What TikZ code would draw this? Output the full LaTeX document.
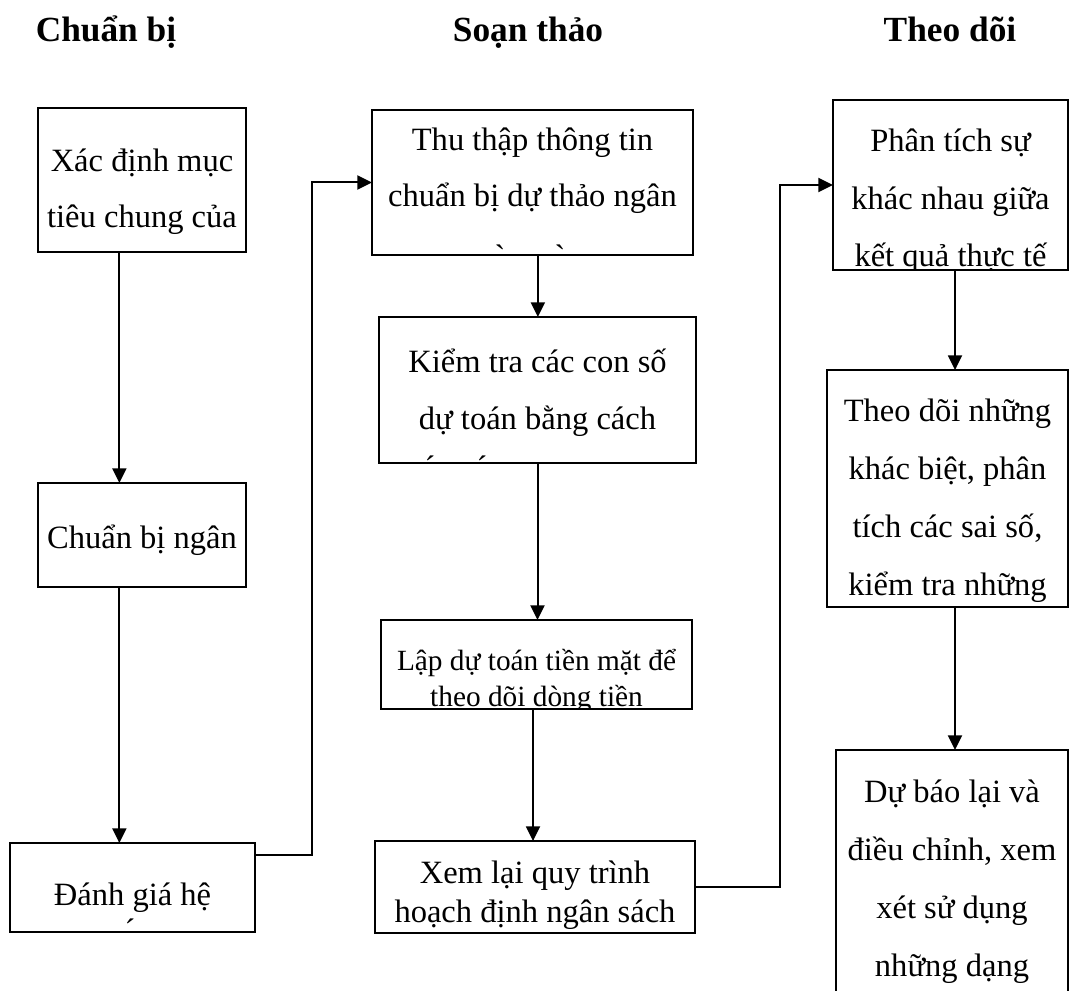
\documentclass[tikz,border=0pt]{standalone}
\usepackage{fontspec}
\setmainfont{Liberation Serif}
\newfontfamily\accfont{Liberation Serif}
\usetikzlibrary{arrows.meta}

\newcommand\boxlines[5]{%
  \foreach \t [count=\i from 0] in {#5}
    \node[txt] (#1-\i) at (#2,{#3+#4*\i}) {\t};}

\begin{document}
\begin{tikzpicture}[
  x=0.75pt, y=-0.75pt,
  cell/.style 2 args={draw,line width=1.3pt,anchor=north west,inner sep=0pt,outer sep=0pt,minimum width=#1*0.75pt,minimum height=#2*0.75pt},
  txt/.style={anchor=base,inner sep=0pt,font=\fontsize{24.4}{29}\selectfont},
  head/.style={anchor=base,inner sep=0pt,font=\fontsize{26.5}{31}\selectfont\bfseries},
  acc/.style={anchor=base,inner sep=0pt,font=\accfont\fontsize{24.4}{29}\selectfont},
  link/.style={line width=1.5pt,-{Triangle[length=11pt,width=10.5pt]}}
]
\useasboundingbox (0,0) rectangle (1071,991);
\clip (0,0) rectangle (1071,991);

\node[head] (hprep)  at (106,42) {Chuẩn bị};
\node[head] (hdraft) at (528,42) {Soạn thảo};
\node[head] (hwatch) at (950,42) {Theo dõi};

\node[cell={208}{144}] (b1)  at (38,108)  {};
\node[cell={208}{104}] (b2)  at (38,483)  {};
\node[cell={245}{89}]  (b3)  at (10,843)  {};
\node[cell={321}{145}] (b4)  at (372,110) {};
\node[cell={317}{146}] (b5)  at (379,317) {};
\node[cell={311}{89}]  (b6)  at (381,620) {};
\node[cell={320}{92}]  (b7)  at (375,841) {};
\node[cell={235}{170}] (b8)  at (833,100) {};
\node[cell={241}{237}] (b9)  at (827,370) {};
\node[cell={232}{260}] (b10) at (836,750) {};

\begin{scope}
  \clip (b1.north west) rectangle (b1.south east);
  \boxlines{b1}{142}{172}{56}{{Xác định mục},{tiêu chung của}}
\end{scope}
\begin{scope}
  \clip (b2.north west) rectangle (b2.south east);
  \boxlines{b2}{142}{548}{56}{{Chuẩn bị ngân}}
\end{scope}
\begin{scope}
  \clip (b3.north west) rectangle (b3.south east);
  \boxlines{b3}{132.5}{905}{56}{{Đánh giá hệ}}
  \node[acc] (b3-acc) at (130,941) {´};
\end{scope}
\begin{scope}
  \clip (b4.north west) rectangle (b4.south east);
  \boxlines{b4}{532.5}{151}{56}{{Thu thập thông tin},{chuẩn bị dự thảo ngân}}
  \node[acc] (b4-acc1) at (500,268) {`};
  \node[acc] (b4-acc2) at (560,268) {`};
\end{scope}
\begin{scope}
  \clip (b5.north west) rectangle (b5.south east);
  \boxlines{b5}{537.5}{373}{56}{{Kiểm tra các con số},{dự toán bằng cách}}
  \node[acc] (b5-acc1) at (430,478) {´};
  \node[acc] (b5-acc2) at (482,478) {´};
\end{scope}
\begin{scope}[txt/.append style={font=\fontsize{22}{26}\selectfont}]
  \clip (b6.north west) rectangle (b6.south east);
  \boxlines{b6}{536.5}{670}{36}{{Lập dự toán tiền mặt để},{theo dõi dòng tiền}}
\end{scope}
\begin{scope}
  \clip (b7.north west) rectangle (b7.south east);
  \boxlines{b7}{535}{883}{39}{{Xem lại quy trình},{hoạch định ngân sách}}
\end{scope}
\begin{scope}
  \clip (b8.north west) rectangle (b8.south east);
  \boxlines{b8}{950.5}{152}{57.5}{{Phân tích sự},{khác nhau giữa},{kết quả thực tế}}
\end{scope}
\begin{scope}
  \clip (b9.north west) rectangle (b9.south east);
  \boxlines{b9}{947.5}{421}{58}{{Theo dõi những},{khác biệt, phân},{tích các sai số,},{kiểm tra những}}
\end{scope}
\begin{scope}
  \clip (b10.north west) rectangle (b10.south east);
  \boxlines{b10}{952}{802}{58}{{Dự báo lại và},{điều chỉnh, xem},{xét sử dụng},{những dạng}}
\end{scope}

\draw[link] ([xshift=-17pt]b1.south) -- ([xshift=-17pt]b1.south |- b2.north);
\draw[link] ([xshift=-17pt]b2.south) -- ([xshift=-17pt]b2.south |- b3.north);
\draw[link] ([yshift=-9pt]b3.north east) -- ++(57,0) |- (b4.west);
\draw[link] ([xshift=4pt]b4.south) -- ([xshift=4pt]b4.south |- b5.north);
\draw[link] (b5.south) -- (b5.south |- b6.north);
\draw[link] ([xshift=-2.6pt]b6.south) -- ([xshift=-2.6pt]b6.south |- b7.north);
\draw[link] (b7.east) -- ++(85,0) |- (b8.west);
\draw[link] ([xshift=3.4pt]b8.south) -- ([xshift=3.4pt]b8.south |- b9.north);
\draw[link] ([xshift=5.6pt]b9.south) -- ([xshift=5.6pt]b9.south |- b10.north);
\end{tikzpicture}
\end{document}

+ + +

> [What you are asked to do]: Every line should be retyped exactly, with the pictures omitted.

> [Answer]:
What TikZ code would draw this? Output the full LaTeX document.
\documentclass[tikz,border=0pt]{standalone}
\usepackage{fontspec}
\setmainfont{Liberation Serif}
\newfontfamily\accfont{Liberation Serif}
\usetikzlibrary{arrows.meta}

\newcommand\boxlines[5]{%
  \foreach \t [count=\i from 0] in {#5}
    \node[txt] (#1-\i) at (#2,{#3+#4*\i}) {\t};}

\begin{document}
\begin{tikzpicture}[
  x=0.75pt, y=-0.75pt,
  cell/.style 2 args={draw,line width=1.3pt,anchor=north west,inner sep=0pt,outer sep=0pt,minimum width=#1*0.75pt,minimum height=#2*0.75pt},
  txt/.style={anchor=base,inner sep=0pt,font=\fontsize{24.4}{29}\selectfont},
  head/.style={anchor=base,inner sep=0pt,font=\fontsize{26.5}{31}\selectfont\bfseries},
  acc/.style={anchor=base,inner sep=0pt,font=\accfont\fontsize{24.4}{29}\selectfont},
  link/.style={line width=1.5pt,-{Triangle[length=11pt,width=10.5pt]}}
]
\useasboundingbox (0,0) rectangle (1071,991);
\clip (0,0) rectangle (1071,991);

\node[head] (hprep)  at (106,42) {Chuẩn bị};
\node[head] (hdraft) at (528,42) {Soạn thảo};
\node[head] (hwatch) at (950,42) {Theo dõi};

\node[cell={208}{144}] (b1)  at (38,108)  {};
\node[cell={208}{104}] (b2)  at (38,483)  {};
\node[cell={245}{89}]  (b3)  at (10,843)  {};
\node[cell={321}{145}] (b4)  at (372,110) {};
\node[cell={317}{146}] (b5)  at (379,317) {};
\node[cell={311}{89}]  (b6)  at (381,620) {};
\node[cell={320}{92}]  (b7)  at (375,841) {};
\node[cell={235}{170}] (b8)  at (833,100) {};
\node[cell={241}{237}] (b9)  at (827,370) {};
\node[cell={232}{260}] (b10) at (836,750) {};

\begin{scope}
  \clip (b1.north west) rectangle (b1.south east);
  \boxlines{b1}{142}{172}{56}{{Xác định mục},{tiêu chung của}}
\end{scope}
\begin{scope}
  \clip (b2.north west) rectangle (b2.south east);
  \boxlines{b2}{142}{548}{56}{{Chuẩn bị ngân}}
\end{scope}
\begin{scope}
  \clip (b3.north west) rectangle (b3.south east);
  \boxlines{b3}{132.5}{905}{56}{{Đánh giá hệ}}
  \node[acc] (b3-acc) at (130,941) {´};
\end{scope}
\begin{scope}
  \clip (b4.north west) rectangle (b4.south east);
  \boxlines{b4}{532.5}{151}{56}{{Thu thập thông tin},{chuẩn bị dự thảo ngân}}
  \node[acc] (b4-acc1) at (500,268) {`};
  \node[acc] (b4-acc2) at (560,268) {`};
\end{scope}
\begin{scope}
  \clip (b5.north west) rectangle (b5.south east);
  \boxlines{b5}{537.5}{373}{56}{{Kiểm tra các con số},{dự toán bằng cách}}
  \node[acc] (b5-acc1) at (430,478) {´};
  \node[acc] (b5-acc2) at (482,478) {´};
\end{scope}
\begin{scope}[txt/.append style={font=\fontsize{22}{26}\selectfont}]
  \clip (b6.north west) rectangle (b6.south east);
  \boxlines{b6}{536.5}{670}{36}{{Lập dự toán tiền mặt để},{theo dõi dòng tiền}}
\end{scope}
\begin{scope}
  \clip (b7.north west) rectangle (b7.south east);
  \boxlines{b7}{535}{883}{39}{{Xem lại quy trình},{hoạch định ngân sách}}
\end{scope}
\begin{scope}
  \clip (b8.north west) rectangle (b8.south east);
  \boxlines{b8}{950.5}{152}{57.5}{{Phân tích sự},{khác nhau giữa},{kết quả thực tế}}
\end{scope}
\begin{scope}
  \clip (b9.north west) rectangle (b9.south east);
  \boxlines{b9}{947.5}{421}{58}{{Theo dõi những},{khác biệt, phân},{tích các sai số,},{kiểm tra những}}
\end{scope}
\begin{scope}
  \clip (b10.north west) rectangle (b10.south east);
  \boxlines{b10}{952}{802}{58}{{Dự báo lại và},{điều chỉnh, xem},{xét sử dụng},{những dạng}}
\end{scope}

\draw[link] ([xshift=-17pt]b1.south) -- ([xshift=-17pt]b1.south |- b2.north);
\draw[link] ([xshift=-17pt]b2.south) -- ([xshift=-17pt]b2.south |- b3.north);
\draw[link] ([yshift=-9pt]b3.north east) -- ++(57,0) |- (b4.west);
\draw[link] ([xshift=4pt]b4.south) -- ([xshift=4pt]b4.south |- b5.north);
\draw[link] (b5.south) -- (b5.south |- b6.north);
\draw[link] ([xshift=-2.6pt]b6.south) -- ([xshift=-2.6pt]b6.south |- b7.north);
\draw[link] (b7.east) -- ++(85,0) |- (b8.west);
\draw[link] ([xshift=3.4pt]b8.south) -- ([xshift=3.4pt]b8.south |- b9.north);
\draw[link] ([xshift=5.6pt]b9.south) -- ([xshift=5.6pt]b9.south |- b10.north);
\end{tikzpicture}
\end{document}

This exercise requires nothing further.